MF – O que achou do Petit e do Pepa, os seus treinadores no Tondela.
DB – Bem, antes tenho de dizer que eles tiveram de se adaptar ao clube e às necessidades do clube. Isso é importante. Estive dois anos e meio com o Pepa e sei que as ideias dele sobre o futebol são diferentes daquelas que pusemos em prática, são mais atraentes, mais ambiciosas. A cultura do Tondela, se calhar, não permite esse tipo de futebol. Gostei de trabalhar com os dois, são nomes para seguir no futuro.
MF – É possível projetar futebolistas num clube que luta só pela manutenção?
DB – O Cláudio Ramos chegou à seleção e até devia ter sido chamado mais cedo. Essa é a prova de que mesmo num clube como o Tondela é possível projetar jogadores para patamares altos, sem dúvida.
MF – O Cláudio foi um dos jogadores que no final da época criticou abertamente o comportamento de alguns colegas. O David tem a mesma opinião?

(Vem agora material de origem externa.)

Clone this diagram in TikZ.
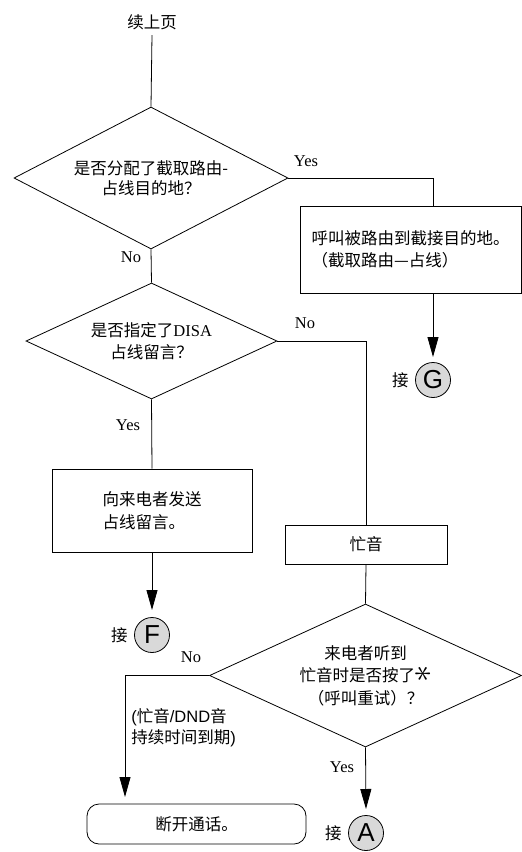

DB – O Cláudio e o Tomané. Percebi o que eles queriam dizer, mas aquilo saiu ainda muito a quente. É verdade que os portugueses sempre sentiram mais a derrota, a necessidade da permanência, preocupavam-se mais. Nunca vi nada de especial, sinceramente, mas talvez alguns dos meus colegas estrangeiros não vivessem as coisas da mesma forma. Se calhar, no estrangeiro, aconteceria o mesmo comigo ou outro português.